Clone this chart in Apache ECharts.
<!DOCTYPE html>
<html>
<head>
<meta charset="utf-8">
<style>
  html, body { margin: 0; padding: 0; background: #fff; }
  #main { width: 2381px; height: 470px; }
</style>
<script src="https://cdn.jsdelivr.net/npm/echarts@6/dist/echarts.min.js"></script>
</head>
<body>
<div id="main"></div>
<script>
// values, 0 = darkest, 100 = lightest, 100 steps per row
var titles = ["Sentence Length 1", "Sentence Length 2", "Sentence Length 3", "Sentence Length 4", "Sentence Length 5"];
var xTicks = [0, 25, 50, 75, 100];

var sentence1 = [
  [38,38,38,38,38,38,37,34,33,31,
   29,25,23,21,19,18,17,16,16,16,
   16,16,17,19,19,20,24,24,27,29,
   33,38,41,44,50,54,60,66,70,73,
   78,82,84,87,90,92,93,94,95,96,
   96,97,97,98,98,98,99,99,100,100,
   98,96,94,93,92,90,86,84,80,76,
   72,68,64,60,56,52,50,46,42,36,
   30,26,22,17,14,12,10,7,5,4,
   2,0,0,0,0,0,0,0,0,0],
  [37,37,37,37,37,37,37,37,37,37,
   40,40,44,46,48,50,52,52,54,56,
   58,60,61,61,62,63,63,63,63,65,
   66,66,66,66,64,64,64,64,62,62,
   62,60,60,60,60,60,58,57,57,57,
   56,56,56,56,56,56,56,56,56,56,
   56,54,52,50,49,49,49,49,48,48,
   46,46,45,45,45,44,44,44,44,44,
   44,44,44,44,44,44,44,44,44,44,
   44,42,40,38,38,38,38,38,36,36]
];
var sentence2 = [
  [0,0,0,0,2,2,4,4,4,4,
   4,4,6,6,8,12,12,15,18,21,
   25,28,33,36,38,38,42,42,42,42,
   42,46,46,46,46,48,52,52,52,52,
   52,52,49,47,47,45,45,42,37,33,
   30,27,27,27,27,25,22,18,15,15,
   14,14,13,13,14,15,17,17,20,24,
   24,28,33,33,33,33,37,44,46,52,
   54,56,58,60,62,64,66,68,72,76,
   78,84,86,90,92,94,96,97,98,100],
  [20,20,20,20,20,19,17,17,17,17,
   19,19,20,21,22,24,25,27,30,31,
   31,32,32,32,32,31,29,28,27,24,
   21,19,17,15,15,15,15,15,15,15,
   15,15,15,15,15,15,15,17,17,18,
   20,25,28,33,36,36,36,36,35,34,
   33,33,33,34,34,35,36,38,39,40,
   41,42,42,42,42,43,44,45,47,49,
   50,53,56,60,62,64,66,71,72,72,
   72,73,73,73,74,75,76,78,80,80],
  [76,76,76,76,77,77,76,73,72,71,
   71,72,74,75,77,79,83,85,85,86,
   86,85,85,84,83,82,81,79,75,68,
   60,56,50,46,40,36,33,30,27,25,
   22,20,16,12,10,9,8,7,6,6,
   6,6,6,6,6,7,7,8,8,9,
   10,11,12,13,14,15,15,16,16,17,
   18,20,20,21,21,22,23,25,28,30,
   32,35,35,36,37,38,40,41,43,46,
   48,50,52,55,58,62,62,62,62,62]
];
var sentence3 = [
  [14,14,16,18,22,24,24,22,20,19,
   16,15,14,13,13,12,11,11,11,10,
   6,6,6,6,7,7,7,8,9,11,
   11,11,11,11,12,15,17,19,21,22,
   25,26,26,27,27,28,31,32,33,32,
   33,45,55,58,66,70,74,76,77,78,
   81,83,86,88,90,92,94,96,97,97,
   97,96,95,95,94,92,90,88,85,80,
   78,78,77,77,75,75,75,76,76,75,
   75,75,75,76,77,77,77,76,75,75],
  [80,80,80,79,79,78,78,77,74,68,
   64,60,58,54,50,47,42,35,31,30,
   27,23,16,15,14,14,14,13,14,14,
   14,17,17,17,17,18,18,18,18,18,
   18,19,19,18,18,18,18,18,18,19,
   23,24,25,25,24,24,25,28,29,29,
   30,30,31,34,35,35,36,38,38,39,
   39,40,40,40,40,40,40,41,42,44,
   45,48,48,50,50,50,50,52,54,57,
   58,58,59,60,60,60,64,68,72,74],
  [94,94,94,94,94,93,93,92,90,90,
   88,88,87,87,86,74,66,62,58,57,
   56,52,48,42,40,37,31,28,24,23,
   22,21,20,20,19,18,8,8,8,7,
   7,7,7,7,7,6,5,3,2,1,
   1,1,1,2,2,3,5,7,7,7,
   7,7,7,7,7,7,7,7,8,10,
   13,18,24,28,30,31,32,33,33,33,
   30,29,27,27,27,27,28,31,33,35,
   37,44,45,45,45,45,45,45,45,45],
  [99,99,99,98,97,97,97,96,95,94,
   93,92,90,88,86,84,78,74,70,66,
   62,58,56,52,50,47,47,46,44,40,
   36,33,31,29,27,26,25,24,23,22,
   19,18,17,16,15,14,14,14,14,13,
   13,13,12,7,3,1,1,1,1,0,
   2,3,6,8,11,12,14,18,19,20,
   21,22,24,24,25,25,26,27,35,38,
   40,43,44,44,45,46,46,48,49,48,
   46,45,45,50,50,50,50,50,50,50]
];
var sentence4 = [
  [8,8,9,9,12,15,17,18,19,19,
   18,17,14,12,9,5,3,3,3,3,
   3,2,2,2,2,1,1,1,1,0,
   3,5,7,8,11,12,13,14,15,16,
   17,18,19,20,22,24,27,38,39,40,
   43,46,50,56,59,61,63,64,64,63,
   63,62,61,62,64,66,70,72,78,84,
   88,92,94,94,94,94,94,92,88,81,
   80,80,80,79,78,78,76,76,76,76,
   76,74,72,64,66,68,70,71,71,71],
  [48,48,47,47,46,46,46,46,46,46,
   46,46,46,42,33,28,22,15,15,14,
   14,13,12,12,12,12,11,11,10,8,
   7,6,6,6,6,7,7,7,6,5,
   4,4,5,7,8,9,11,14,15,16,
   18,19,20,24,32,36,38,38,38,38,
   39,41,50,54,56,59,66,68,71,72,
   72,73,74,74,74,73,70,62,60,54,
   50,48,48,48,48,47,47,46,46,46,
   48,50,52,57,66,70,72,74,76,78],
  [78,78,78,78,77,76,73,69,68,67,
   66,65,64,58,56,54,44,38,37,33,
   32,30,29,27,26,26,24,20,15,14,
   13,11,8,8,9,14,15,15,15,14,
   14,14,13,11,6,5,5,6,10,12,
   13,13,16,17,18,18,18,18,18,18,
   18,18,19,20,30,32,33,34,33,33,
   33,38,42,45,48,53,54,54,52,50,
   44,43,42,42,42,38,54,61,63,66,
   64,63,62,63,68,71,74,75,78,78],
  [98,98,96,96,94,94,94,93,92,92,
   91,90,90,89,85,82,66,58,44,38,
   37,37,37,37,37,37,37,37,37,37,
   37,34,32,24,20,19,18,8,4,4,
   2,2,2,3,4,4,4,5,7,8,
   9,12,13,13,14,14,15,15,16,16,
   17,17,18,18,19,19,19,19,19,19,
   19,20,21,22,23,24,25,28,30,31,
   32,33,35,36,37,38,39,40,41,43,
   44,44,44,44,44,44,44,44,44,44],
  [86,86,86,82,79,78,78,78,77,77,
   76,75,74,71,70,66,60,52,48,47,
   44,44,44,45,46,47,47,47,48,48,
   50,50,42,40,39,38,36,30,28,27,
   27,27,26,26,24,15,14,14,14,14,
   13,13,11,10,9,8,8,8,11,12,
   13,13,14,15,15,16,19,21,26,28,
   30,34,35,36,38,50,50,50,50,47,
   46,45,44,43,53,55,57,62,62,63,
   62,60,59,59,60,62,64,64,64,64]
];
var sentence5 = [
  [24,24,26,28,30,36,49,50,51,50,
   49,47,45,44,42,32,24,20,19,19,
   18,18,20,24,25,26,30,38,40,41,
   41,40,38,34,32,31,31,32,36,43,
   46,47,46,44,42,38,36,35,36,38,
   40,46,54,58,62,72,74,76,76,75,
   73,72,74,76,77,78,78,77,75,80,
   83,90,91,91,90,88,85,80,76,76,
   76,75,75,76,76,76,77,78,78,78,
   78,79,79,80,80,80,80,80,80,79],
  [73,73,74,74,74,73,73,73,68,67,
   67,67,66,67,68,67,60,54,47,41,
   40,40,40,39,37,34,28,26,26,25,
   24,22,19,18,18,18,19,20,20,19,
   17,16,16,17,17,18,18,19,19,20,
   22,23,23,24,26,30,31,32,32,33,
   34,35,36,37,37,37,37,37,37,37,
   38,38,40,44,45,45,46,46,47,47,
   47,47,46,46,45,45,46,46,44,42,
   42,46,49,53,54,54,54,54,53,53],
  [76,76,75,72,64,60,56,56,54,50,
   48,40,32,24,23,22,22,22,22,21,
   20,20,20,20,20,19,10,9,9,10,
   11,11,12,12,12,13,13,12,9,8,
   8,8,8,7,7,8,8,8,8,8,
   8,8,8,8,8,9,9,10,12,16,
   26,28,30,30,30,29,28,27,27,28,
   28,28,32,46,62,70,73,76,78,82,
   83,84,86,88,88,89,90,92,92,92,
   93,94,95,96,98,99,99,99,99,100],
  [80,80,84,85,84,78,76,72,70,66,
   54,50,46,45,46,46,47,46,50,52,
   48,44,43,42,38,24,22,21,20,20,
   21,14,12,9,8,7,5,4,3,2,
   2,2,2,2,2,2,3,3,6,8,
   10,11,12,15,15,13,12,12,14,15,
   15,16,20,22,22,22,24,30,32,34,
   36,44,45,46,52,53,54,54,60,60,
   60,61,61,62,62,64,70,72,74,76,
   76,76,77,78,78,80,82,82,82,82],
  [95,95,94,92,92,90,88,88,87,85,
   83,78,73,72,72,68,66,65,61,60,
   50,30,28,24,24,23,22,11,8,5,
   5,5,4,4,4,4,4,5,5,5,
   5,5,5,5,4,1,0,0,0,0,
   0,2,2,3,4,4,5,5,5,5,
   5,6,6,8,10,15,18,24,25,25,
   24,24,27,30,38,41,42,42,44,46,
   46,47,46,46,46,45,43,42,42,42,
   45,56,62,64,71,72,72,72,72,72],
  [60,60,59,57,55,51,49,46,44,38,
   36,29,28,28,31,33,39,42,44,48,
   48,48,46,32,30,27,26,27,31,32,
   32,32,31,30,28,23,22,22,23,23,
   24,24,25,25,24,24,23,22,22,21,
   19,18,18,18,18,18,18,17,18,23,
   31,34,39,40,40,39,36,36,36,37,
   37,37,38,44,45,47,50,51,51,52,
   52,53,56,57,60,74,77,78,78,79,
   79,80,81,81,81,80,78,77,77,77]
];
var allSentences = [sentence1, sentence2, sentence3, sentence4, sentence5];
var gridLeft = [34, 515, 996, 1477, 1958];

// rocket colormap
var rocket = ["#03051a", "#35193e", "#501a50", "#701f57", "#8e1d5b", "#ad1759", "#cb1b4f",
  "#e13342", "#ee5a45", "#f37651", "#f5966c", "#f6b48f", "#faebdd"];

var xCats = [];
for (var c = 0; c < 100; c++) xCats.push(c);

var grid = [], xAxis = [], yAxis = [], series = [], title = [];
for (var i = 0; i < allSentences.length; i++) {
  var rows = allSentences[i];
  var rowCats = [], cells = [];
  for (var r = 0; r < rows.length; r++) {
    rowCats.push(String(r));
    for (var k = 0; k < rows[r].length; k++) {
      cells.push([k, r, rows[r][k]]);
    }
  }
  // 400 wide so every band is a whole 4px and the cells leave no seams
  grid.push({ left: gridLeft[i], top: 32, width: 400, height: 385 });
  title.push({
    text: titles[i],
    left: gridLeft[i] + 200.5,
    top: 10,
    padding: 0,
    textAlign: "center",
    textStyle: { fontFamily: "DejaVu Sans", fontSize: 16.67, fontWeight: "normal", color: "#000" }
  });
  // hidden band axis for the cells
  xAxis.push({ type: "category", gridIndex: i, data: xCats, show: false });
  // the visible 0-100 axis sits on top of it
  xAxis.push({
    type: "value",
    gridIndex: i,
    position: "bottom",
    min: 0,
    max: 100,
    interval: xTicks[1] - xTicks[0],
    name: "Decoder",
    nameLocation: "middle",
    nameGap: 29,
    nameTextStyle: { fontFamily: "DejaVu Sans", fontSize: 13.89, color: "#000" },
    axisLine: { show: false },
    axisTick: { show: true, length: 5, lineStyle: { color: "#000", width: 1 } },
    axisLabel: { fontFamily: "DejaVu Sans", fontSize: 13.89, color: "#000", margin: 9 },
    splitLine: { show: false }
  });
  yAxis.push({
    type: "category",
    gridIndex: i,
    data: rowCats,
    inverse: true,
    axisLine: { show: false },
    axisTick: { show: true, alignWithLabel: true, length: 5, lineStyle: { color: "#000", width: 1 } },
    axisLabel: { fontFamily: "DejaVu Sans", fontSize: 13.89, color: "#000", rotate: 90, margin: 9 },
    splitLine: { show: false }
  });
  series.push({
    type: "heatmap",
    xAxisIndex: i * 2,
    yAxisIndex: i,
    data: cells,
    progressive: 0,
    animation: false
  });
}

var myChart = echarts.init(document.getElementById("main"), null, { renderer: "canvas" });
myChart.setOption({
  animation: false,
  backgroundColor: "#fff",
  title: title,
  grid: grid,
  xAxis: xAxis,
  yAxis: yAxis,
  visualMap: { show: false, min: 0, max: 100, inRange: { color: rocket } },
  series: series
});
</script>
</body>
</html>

_ _ _

*OBJECTIVE*: Exactly as they stand, set down the lines from the top of the data through the line with "var xTicks = [0, 25, 50, 75, 100];".

*TASK RESULT*:
Clone this chart in Apache ECharts.
<!DOCTYPE html>
<html>
<head>
<meta charset="utf-8">
<style>
  html, body { margin: 0; padding: 0; background: #fff; }
  #main { width: 2381px; height: 470px; }
</style>
<script src="https://cdn.jsdelivr.net/npm/echarts@6/dist/echarts.min.js"></script>
</head>
<body>
<div id="main"></div>
<script>
// values, 0 = darkest, 100 = lightest, 100 steps per row
var titles = ["Sentence Length 1", "Sentence Length 2", "Sentence Length 3", "Sentence Length 4", "Sentence Length 5"];
var xTicks = [0, 25, 50, 75, 100];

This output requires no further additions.